Una bella sintesi dei nostri migliori anni, in cui si percepisce una vena di sottilissimo scoramento.
Se può servire come consolazione, anche io ero giovane nell’ 89 di più di due secoli fa, tante speranze, la fine dell’assolutismo monarchico, la Repubblica, la proclamazione dei Diritti dell’uomo e dei cittadini, ma poi un golpe eliminò un grande rivoluzionario, fu nominato capo un militare di origini còrse con un nome strano, mai udito prima, tornarono le guerre che infiammarono tutta l’Europa, e furono gettate le premesse per due guerre mondiali nel secolo successivo, e addio pace…
Mi fermo qui scusandomi per la tristezza che possa aver procurato la mia distopia storico-temporale, un disturbo di cui soffro da tempo.
Bravo Domenico, hai scritto una bella e puntuale pagina di storia, che dovrebbe trovarsi in ogni manuale scolastico.

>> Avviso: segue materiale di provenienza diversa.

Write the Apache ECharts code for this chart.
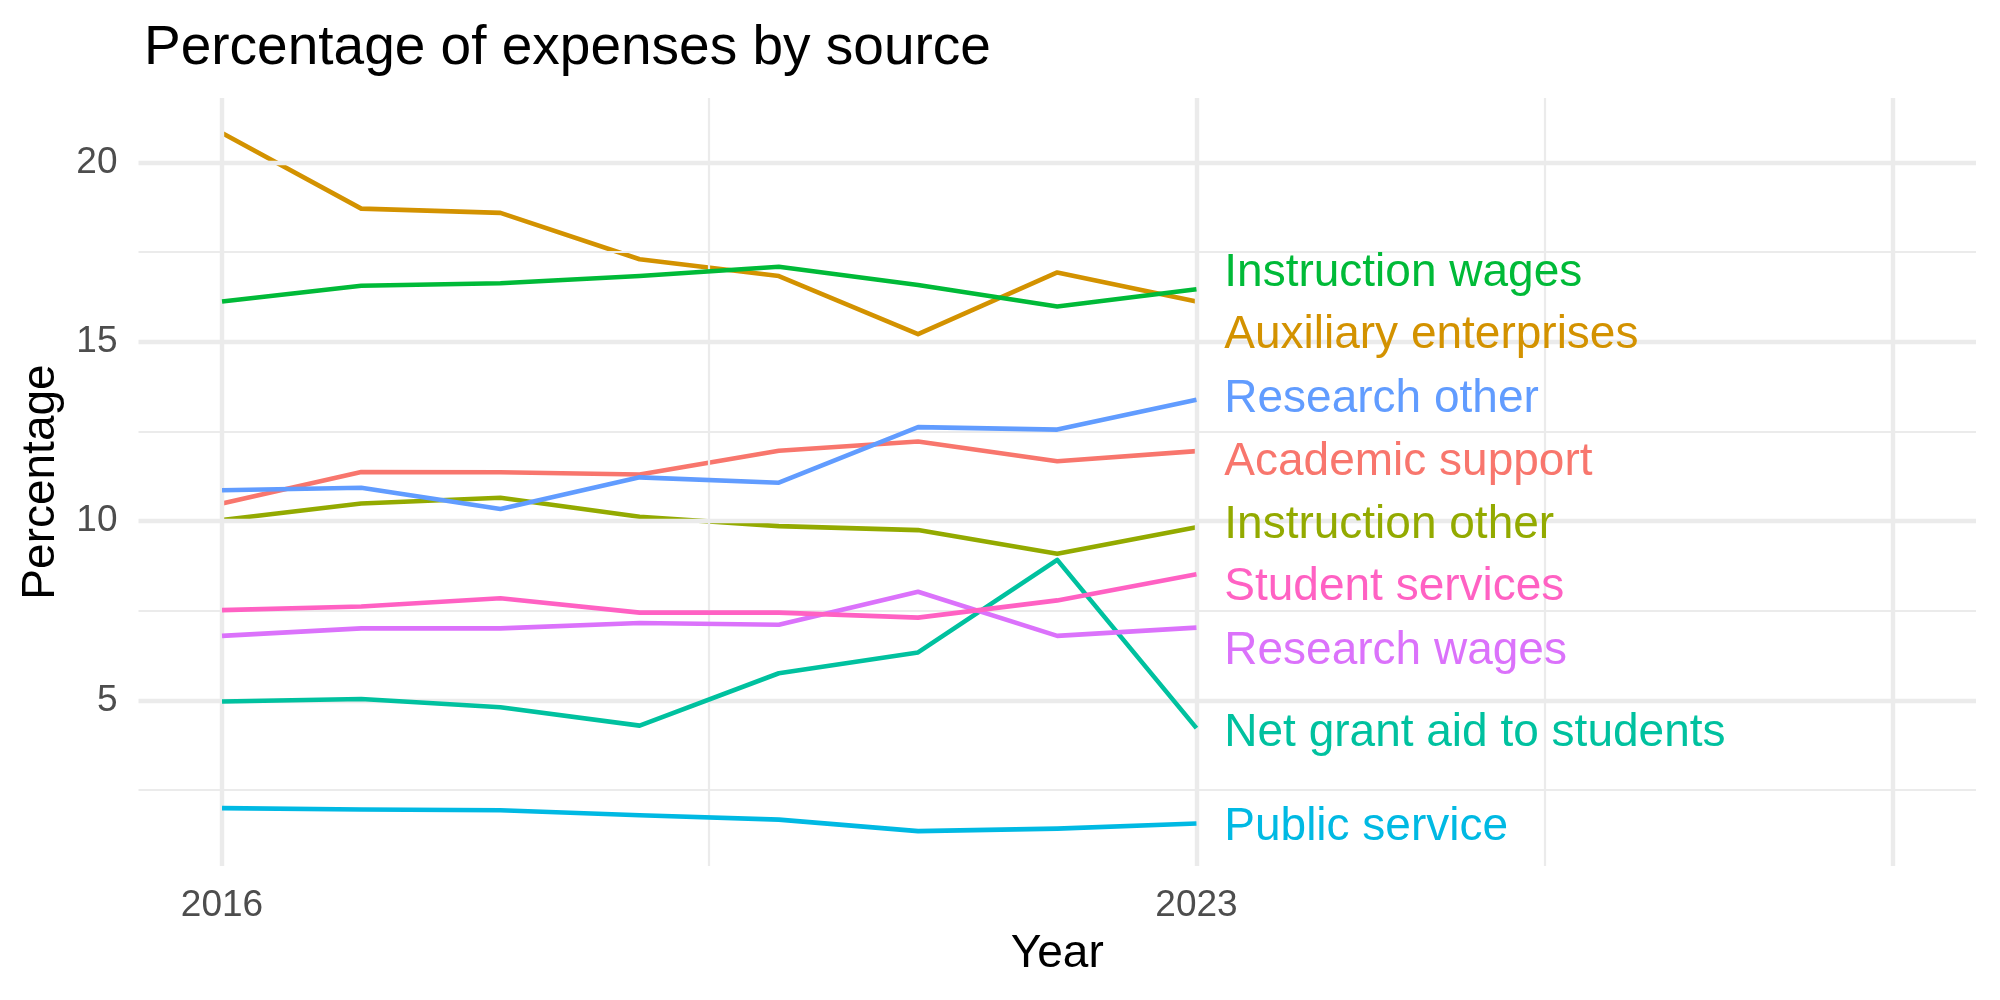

Ho smesso di sperarci ma forse sbaglio ad essere pessimista. Dunque, speriamo…e intanto ne godiamo noi, tue lettrici e lettori
Bella sintesi storica. Mi chiedo se la Russia ha avuto parte in tutto questo o l’attore e’ solo l’America? A parte muovere i carrarmatini nel 2022, non è che il modo in cui è finito Gorby ha spaventato Polonia, Chechia e Bulgaria prima e i paesi baltici poi, come succede ora con Finlandia e Svezia? Non è che le mire espansionistiche della Russia, già chiare nel post Gorby, hanno accelerato l’adesione alla Nato? Non è che le infiltrazioni russe nel condizionamento dell’opinione pubblica e nelle elezioni, le manipolazioni delle informazioni nei paesi occidentali, ecc. sono cominciate ben più di qualche anno fa? Io penso che se Gorby fosse rimasto in sella i paesi satellite non avrebbero avuto fretta di aderire alla Nato e la Nato non avrebbe avuto interesse a papparseli. Magari sbaglio
E infine, non è che se la Russia avesse pappato subito l’Ucraina sarebbe passata presto alla Transnistria, alla Moldavia … e poi?